There were 308 items of evidence, but none that could be linked to Davis
Click to follow

George Davis, the bank robber at the centre of one of the highest profile miscarriage of justice cases of the post-war era, will learn this week – 37 years after he was convicted and then pardoned – whether, in the eyes of the law, he was, after all, rightly convicted at the Old Bailey as one of a gang of armed robbers who raided an electricity showroom half a lifetime ago.

The campaign to free Davis gripped the nation. Prominent "George Davis is Innocent, OK" graffiti appeared across London; supporters crashed vehicles into the front offices of Fleet Street newspapers and the gates of Buckingham Palace; they smashed a window at the British embassy in Paris; and one night pro-Davis crusaders climbed into Headingley cricket ground in Leeds and dug up the wicket in the middle of an Ashes Test. After that everyone sat up and took notice.

George Davis's appeal is a blast from the past, akin to the return from Brazil of that other oldie villain, Ronnie Biggs. Those who remember the original furore will be gripped again by the final chapter in a cops-and-robbers saga straight from the era of The Sweeney. On 4 April 1974 five armed men attacked a security guard, shot a police officer, ran down another and evaded capture in a high speed chase, hijacking four cars at gunpoint. Was one of the men Davis?

I was the first reporter to investigate in detail Davis's claims to innocence, and I concluded that, villain though he might have been (on release he was convicted of a bank robbery), in the days when (almost) everyone trusted the police, he had been wrongly jailed for 20 years. I believe my reporting of the flaws in the case still holds up, and I am hoping that the Court of Appeal concurs.

Primed by Davis's wife, Rose – a doughty fighter for his innocence – I roamed the East End of London demimonde of scrap metal merchants and market stall holders (terms like "demimonde" were still in use in those Life on Mars days). Davis's mates, all criminals – most decked out, as was then the fashion, with gold jewellery – were nice to me (I couldn't buy a round): they hoped that my piece would aid the campaign. I had mixed feelings about their company: I would not have enjoyed facing the wrong end of their shotguns.
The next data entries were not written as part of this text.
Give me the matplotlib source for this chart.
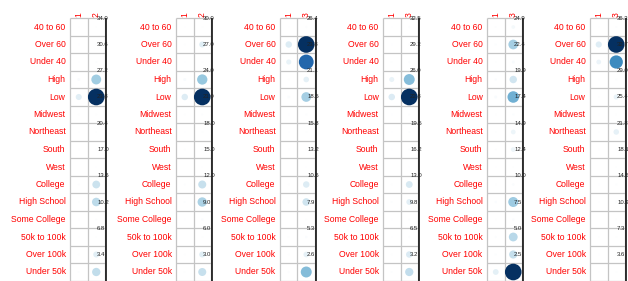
import numpy as np
import matplotlib
matplotlib.use("Agg")
import matplotlib.pyplot as plt
from matplotlib.colors import LinearSegmentedColormap

plt.rcParams['font.family'] = ['Liberation Sans', 'DejaVu Sans']

rows = ["40 to 60", "Over 60", "Under 40", "High", "Low", "Midwest", "Northeast",
        "South", "West", "College", "High School", "Some College", "50k to 100k",
        "Over 100k", "Under 50k"]

# column names per panel
cols1 = ["1", "2"]
cols2 = ["1", "2"]
cols3 = ["1", "3"]
cols4 = ["1", "3"]
cols5 = ["1", "3"]
cols6 = ["1", "3"]

# values per panel (first column, second column)
p1_a = [0.2, 0.2, 0.2, 1.0, 4.5, 0.3, 0.2, 0.2, 0.1, 0.4, 0.3, 0.2, 0.2, 0.3, 0.4]
p1_b = [0.3, 0.5, 0.4, 12.0, 34.0, 0.3, 0.3, 0.5, 0.2, 7.5, 9.0, 0.4, 0.3, 4.5, 8.5]
p2_a = [0.2, 0.3, 0.2, 1.0, 4.5, 0.3, 0.2, 0.3, 0.1, 0.4, 0.4, 0.2, 0.1, 0.3, 0.3]
p2_b = [0.3, 4.0, 0.3, 11.5, 30.0, 0.4, 0.3, 0.5, 0.2, 7.0, 9.5, 0.6, 0.3, 4.0, 7.0]
p3_a = [0.2, 4.0, 2.5, 0.3, 0.7, 0.2, 0.2, 0.2, 0.1, 0.3, 0.4, 0.1, 0.3, 0.3, 0.4]
p3_b = [0.4, 26.4, 21.0, 3.0, 9.0, 0.4, 0.3, 0.3, 0.2, 4.0, 5.5, 0.3, 0.6, 3.0, 11.5]
p4_a = [0.2, 0.2, 0.3, 3.0, 5.0, 0.2, 0.2, 0.2, 0.1, 0.3, 0.4, 0.2, 0.2, 0.3, 0.4]
p4_b = [0.5, 0.4, 0.5, 14.0, 32.5, 0.4, 0.4, 0.5, 0.2, 5.5, 4.0, 0.5, 0.5, 5.0, 8.0]
p5_a = [0.3, 0.4, 0.2, 0.5, 0.8, 0.2, 0.2, 0.3, 0.1, 0.2, 0.5, 0.2, 0.4, 0.4, 3.0]
p5_b = [1.2, 8.5, 0.8, 5.0, 12.0, 0.4, 2.0, 2.0, 0.2, 0.6, 9.0, 0.5, 7.0, 6.0, 24.9]
p6_a = [0.2, 5.0, 3.0, 0.2, 0.3, 0.2, 0.2, 0.2, 0.1, 0.2, 0.2, 0.1, 0.3, 0.2, 0.2]
p6_b = [0.5, 36.3, 23.0, 0.5, 3.5, 0.3, 4.0, 0.5, 0.3, 0.5, 0.6, 0.3, 0.4, 0.5, 0.4]

panels = [(cols1, p1_a, p1_b), (cols2, p2_a, p2_b), (cols3, p3_a, p3_b),
          (cols4, p4_a, p4_b), (cols5, p5_a, p5_b), (cols6, p6_a, p6_b)]

cmap = LinearSegmentedColormap.from_list(
    "blues", ["#FFFFFF", "#D1E5F0", "#92C5DE", "#4393C3", "#2166AC", "#053061"])

W, H, DPI = 628, 281, 100
cell = 17.5
grid_top = 18.25
grid_right = [105, 211, 315, 418, 522, 625]

fig = plt.figure(figsize=(W / DPI, H / DPI), dpi=DPI)
fig.patch.set_facecolor("white")

n = len(rows)
for i, (cnames, va, vb) in enumerate(panels):
    left = 0 if i == 0 else grid_right[i - 1] + 4
    right = W if i == 5 else grid_right[i] + 4
    ax = fig.add_axes([left / W, 0, (right - left) / W, 1])
    ax.set_facecolor("white")
    ax.set_xticks([])
    ax.set_yticks([])
    for s in ax.spines.values():
        s.set_visible(False)

    x_right = 1.5 + (right - grid_right[i]) / cell
    ax.set_xlim(x_right - (right - left) / cell, x_right)
    y_top = -0.5 - grid_top / cell
    ax.set_ylim(y_top + H / cell, y_top)

    vmax = max(max(va), max(vb))
    vals = np.array([va, vb]).T  # n x 2
    xs, ys, sz, cs = [], [], [], []
    for r in range(n):
        for c in range(2):
            v = vals[r, c] / vmax
            d_pt = 0.95 * np.sqrt(v) * cell * 72 / DPI
            xs.append(c)
            ys.append(r)
            sz.append(d_pt ** 2)
            cs.append(cmap(v))

    ax.hlines(np.arange(-0.5, n), -0.5, 1.5, color="#c4c4c4", lw=0.9, zorder=1)
    ax.vlines([-0.5, 0.5, 1.5], -0.5, n - 0.5, color="#c4c4c4", lw=0.9, zorder=1)
    ax.scatter(xs, ys, s=sz, c=cs, linewidths=0, zorder=2)
    ax.vlines(1.5 + 1.2 / cell, -0.5, n - 0.5, color="black", lw=1.1, zorder=3)

    for r, lab in enumerate(rows):
        ax.text(-0.5 - 0.25, r, lab, ha="right", va="center", color="red", fontsize=6.2)
    for c, name in enumerate(cnames):
        ax.text(c, -0.58, name, ha="center", va="bottom", rotation=90,
                color="red", fontsize=6.2)

    # colour legend labels (the 0 label falls off the bottom edge, so skip it)
    ticks = np.linspace(0, vmax, 11)[1:]
    for t in ticks:
        y = n - 0.5 - t / vmax * n
        ax.text(1.5 - 0.45, y, f"{t:.1f}", ha="left", va="center",
                fontsize=4.3, color="#222222", clip_on=False, zorder=4)

fig.savefig("out.png", dpi=DPI)
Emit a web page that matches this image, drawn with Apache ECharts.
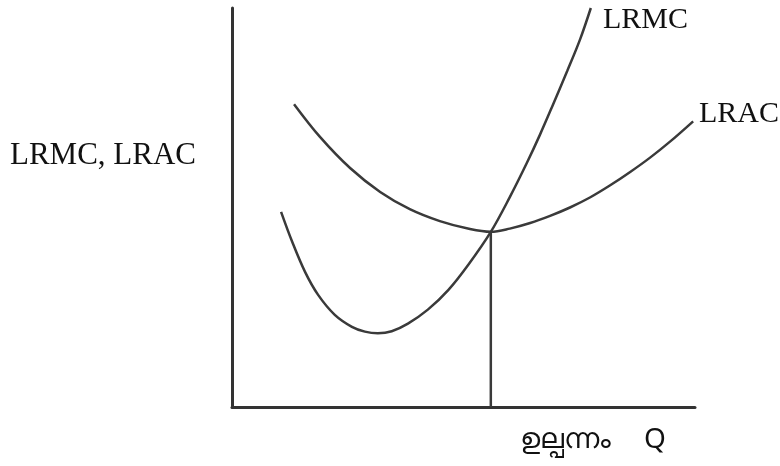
<!DOCTYPE html>
<html>
<head>
<meta charset="utf-8">
<title>LRMC, LRAC</title>
<script src="https://cdn.jsdelivr.net/npm/echarts@6/dist/echarts.min.js"></script>
<style>
  html, body { margin: 0; padding: 0; background: #fff; }
  #chart { width: 780px; height: 466px; }
</style>
</head>
<body>
<div id="chart"></div>
<script>
(function (echarts) {
  "use strict";

  // curve points, [quantity, cost] on a 0..100 scale
  var lrmcPoints = [
    [10.6, 48.9], [13.0, 41.4], [15.8, 33.8], [18.6, 28.1], [22.2, 23.1],
    [25.9, 20.1], [28.7, 18.9], [31.5, 18.5], [34.5, 19.0], [38.0, 20.9],
    [42.3, 24.4], [46.7, 29.3], [51.0, 35.6], [55.9, 43.9], [60.0, 52.6],
    [63.7, 61.2], [66.5, 68.2], [69.3, 75.7], [72.4, 84.2], [75.2, 92.2],
    [77.5, 100]
  ];

  var lracPoints = [
    [13.4, 75.9], [19.0, 67.7], [25.5, 59.9], [32.0, 53.9], [38.4, 49.6],
    [44.9, 46.6], [51.4, 44.6], [55.9, 43.9], [60.0, 44.7], [64.4, 46.1],
    [68.7, 47.9], [73.0, 50.0], [77.3, 52.5], [81.6, 55.5], [86.0, 58.9],
    [90.3, 62.5], [94.6, 66.5], [99.6, 71.6]
  ];

  // output where LRMC cuts LRAC at its minimum
  var optimumQ = 55.9
    , optimumCost = 43.9;

  var dropLine = [[optimumQ, 0], [optimumQ, optimumCost]];

  var labels = {
    yAxis: 'LRMC, LRAC',
    output: 'ഉല്പന്നം',
    q: 'Q',
    lrmc: 'LRMC',
    lrac: 'LRAC'
  };

  var INK = '#3a3a3a'
    , SERIF = '"Liberation Serif", "DejaVu Serif", serif'
    , SANS = '"Noto Sans", "DejaVu Sans", sans-serif';

  var element = document.getElementById('chart');
  var instance = echarts.init(element, null, { renderer: 'canvas' });

  function curve(name, data) {
    return {
      name: name,
      type: 'line',
      data: data,
      smooth: 0.35,
      showSymbol: false,
      silent: true,
      lineStyle: { color: INK, width: 2.5 }
    };
  }

  function axis() {
    return {
      type: 'value',
      min: 0,
      max: 100,
      axisLine: { show: true, onZero: false, lineStyle: { color: '#333', width: 3 } },
      axisTick: { show: false },
      axisLabel: { show: false },
      splitLine: { show: false }
    };
  }

  instance.setOption({
    animation: false,
    backgroundColor: '#fff',
    grid: { left: 232, right: 85, top: 8, bottom: 59 },
    xAxis: axis(),
    yAxis: axis(),
    series: [
      curve(labels.lrmc, lrmcPoints),
      curve(labels.lrac, lracPoints),
      {
        name: 'Q*',
        type: 'line',
        data: dropLine,
        showSymbol: false,
        silent: true,
        lineStyle: { color: INK, width: 2.5 }
      }
    ],
    graphic: [
      {
        type: 'text', left: 10, top: 140,
        style: { text: labels.yAxis, font: '31px ' + SERIF, fill: '#111' }
      },
      {
        type: 'text', left: 603, top: 5,
        style: { text: labels.lrmc, font: '30px ' + SERIF, fill: '#111' }
      },
      {
        type: 'text', left: 699, top: 99,
        style: { text: labels.lrac, font: '30px ' + SERIF, fill: '#111' }
      },
      {
        type: 'text', left: 520, top: 426,
        style: { text: labels.output, font: '28px ' + SANS, fill: '#111' }
      },
      {
        type: 'text', left: 644, top: 426,
        style: { text: labels.q, font: '28px ' + SANS, fill: '#111' }
      }
    ]
  });
})(echarts);
</script>
</body>
</html>
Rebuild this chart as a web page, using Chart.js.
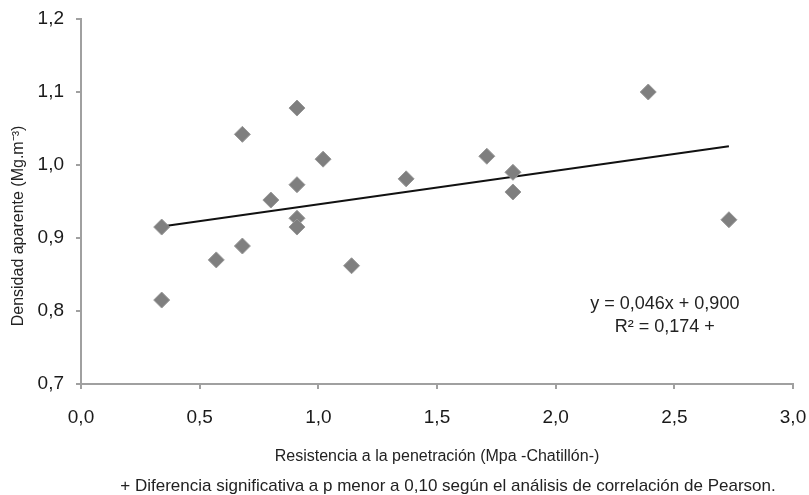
<!DOCTYPE html>
<html>
<head>
<meta charset="utf-8">
<script src="https://cdn.jsdelivr.net/npm/chart.js@4.4.1/dist/chart.umd.min.js"></script>
<style>
  html, body { margin: 0; padding: 0; background: #fff; }
</style>
</head>
<body>
<canvas id="grafico" width="809" height="495"></canvas>
<script>
// resistencia a la penetracion (MPa) y densidad aparente (Mg/m3)
var resistencia = [0.34, 0.34, 0.57, 0.68, 0.68, 0.80, 0.91, 0.91, 0.91, 0.91,
                   1.02, 1.14, 1.37, 1.71, 1.82, 1.82, 2.39, 2.73];
var densidad = [0.915, 0.815, 0.870, 1.042, 0.889, 0.952, 1.078, 0.973, 0.927, 0.915,
                1.008, 0.862, 0.981, 1.012, 0.990, 0.963, 1.100, 0.925];

// recta de regresion: y = 0,046x + 0,900
var pendiente = 0.046;
var ordenada = 0.900;
var ecuacion = 'y = 0,046x + 0,900';
var r2texto = 'R\u00B2 = 0,174 +';

var tituloX = 'Resistencia a la penetración (Mpa -Chatillón-)';
var tituloY = 'Densidad aparente (Mg.m\u207B\u00B3)';
var nota = '+ Diferencia significativa a p menor a 0,10 según el análisis de correlación de Pearson.';

var fuente = "'Liberation Sans', Arial, sans-serif";

puntos = [];
for (i = 0; i < resistencia.length; i++) {
  puntos.push({ x: resistencia[i], y: densidad[i] });
}
var xmin = Math.min.apply(null, resistencia);
var xmax = Math.max.apply(null, resistencia);
var tendencia = [
  { x: xmin, y: pendiente * xmin + ordenada },
  { x: xmax, y: pendiente * xmax + ordenada }
];

function coma(v) {
  return v.toFixed(1).replace('.', ',');
}

// textos fuera de los ejes
var textos = {
  id: 'textos',
  afterDraw: function (chart) {
    var ctx = chart.ctx;
    var sx = chart.scales.x, sy = chart.scales.y;
    var cx = (chart.chartArea.left + chart.chartArea.right) / 2;
    ctx.save();
    ctx.fillStyle = '#222';
    ctx.textAlign = 'center';
    ctx.textBaseline = 'middle';

    ctx.font = '18px ' + fuente;
    ctx.fillText(ecuacion, sx.getPixelForValue(2.46), sy.getPixelForValue(0.81));
    ctx.fillText(r2texto, sx.getPixelForValue(2.46), sy.getPixelForValue(0.778));

    ctx.font = '16px ' + fuente;
    ctx.fillText(tituloX, cx, 457);
    ctx.font = '17px ' + fuente;
    ctx.fillText(nota, cx + 11, 486);

    ctx.font = '16px ' + fuente;
    ctx.translate(19, 226);
    ctx.rotate(-Math.PI / 2);
    ctx.fillText(tituloY, 0, 0);
    ctx.restore();
  }
};

// quita el margen extra que Chart.js deja para las etiquetas de los extremos
function sinMargen(s) {
  s.paddingLeft = 0;
  s.paddingRight = 0;
  s.paddingTop = 0;
  s.paddingBottom = 0;
}

new Chart(document.getElementById('grafico'), {
  type: 'scatter',
  data: {
    datasets: [
      {
        label: 'Densidad',
        data: puntos,
        pointStyle: 'rectRot',
        pointRadius: 8,
        pointHoverRadius: 8,
        backgroundColor: '#7f7f7f',
        borderColor: '#979797',
        borderWidth: 1
      },
      {
        label: 'Lineal',
        type: 'line',
        data: tendencia,
        borderColor: '#111',
        borderWidth: 2,
        pointRadius: 0,
        fill: false
      }
    ]
  },
  plugins: [textos],
  options: {
    responsive: false,
    animation: false,
    layout: { padding: { left: 0, top: 19, right: 16, bottom: 0 } },
    plugins: {
      legend: { display: false },
      tooltip: { enabled: false }
    },
    scales: {
      x: {
        type: 'linear',
        min: 0,
        max: 3,
        afterFit: function (s) { s.height = 111; sinMargen(s); },
        ticks: {
          stepSize: 0.5,
          padding: 17,
          color: '#1a1a1a',
          font: { family: fuente, size: 19 },
          callback: function (v) { return coma(v); }
        },
        grid: { drawOnChartArea: false, drawTicks: true, tickLength: 5, color: '#a0a0a0', lineWidth: 2 },
        border: { color: '#a0a0a0', width: 2 }
      },
      y: {
        type: 'linear',
        min: 0.7,
        max: 1.2,
        afterFit: function (s) { s.width = 81; sinMargen(s); },
        ticks: {
          stepSize: 0.1,
          padding: 12,
          color: '#1a1a1a',
          font: { family: fuente, size: 19 },
          callback: function (v) { return coma(v); }
        },
        grid: { drawOnChartArea: false, drawTicks: true, tickLength: 5, color: '#a0a0a0', lineWidth: 2 },
        border: { color: '#a0a0a0', width: 2 }
      }
    }
  }
});
</script>
</body>
</html>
Davis's case was that he was driving his minicab at the time of the robbery. Given the character of his associates, some alibi witnesses (several, including the owner of the cab company, themselves had criminal records) were less than convincing: no vicars or magistrates among them. I wrote at the time: "I could see why a jury might not believe one or two of the witnesses."

There were 308 items of evidence, but none that could be linked to Davis. The prosecution relied on identification and an alleged statement by Davis: he claimed to have been "verballed", then all too possible. Although several cops identified Davis, they had all been travelling together and had an opportunity to collude, and in a series of ID parades 34 of 39 witnesses failed to pick him out.

Although I – like Davis's Old Bailey defence – was unable to "prove" his innocence, the case against him was suspiciously thin. I decided that there was at least sufficient uncertainty for the prosecution to fail the "reasonable doubt" test.

Roy Jenkins, then Home Secretary and presumably of the same mind, released Davis by way of Royal Pardon, though the conviction stood (hence the belated Court of Appeal hearing), and Davis walked free both to cheat on Rosie (who died two years ago) and to carry out the subsequent bank robbery.

It is strange seeing him now – at the appeal hearing looking every inch a retired stockbroker – far removed from the boyish gangster of yesteryear. Maybe after this week's judgment those graffiti of long ago can be repainted. Thirty-seven years on, George Davis may indeed finally and legally be Innocent, OK?